### Supplied material
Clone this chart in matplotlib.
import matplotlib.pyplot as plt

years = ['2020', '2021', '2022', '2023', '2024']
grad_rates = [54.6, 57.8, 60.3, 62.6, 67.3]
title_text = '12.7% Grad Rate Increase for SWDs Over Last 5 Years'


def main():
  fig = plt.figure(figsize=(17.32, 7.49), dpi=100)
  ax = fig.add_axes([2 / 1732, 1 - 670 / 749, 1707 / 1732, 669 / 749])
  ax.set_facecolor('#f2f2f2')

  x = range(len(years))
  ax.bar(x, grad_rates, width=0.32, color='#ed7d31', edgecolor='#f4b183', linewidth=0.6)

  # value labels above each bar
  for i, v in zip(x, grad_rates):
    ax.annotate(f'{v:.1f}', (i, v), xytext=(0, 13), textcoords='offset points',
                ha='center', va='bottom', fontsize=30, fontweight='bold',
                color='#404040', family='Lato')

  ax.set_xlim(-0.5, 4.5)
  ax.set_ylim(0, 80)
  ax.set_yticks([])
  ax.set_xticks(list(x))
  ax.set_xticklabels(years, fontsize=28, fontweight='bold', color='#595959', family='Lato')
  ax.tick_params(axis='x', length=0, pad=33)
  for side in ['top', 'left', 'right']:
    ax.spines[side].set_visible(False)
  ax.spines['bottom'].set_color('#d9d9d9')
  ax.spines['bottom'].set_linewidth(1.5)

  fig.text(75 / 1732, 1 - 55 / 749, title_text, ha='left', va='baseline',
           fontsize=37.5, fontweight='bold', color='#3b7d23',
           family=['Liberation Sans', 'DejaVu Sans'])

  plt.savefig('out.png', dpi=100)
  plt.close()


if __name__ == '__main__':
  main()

### The task
Please repeat word for word the lines above that run from the beginning through the line containing "color='#404040', family='Lato')", keeping both the first and that last line.

### Task output
Clone this chart in matplotlib.
import matplotlib.pyplot as plt

years = ['2020', '2021', '2022', '2023', '2024']
grad_rates = [54.6, 57.8, 60.3, 62.6, 67.3]
title_text = '12.7% Grad Rate Increase for SWDs Over Last 5 Years'


def main():
  fig = plt.figure(figsize=(17.32, 7.49), dpi=100)
  ax = fig.add_axes([2 / 1732, 1 - 670 / 749, 1707 / 1732, 669 / 749])
  ax.set_facecolor('#f2f2f2')

  x = range(len(years))
  ax.bar(x, grad_rates, width=0.32, color='#ed7d31', edgecolor='#f4b183', linewidth=0.6)

  # value labels above each bar
  for i, v in zip(x, grad_rates):
    ax.annotate(f'{v:.1f}', (i, v), xytext=(0, 13), textcoords='offset points',
                ha='center', va='bottom', fontsize=30, fontweight='bold',
                color='#404040', family='Lato')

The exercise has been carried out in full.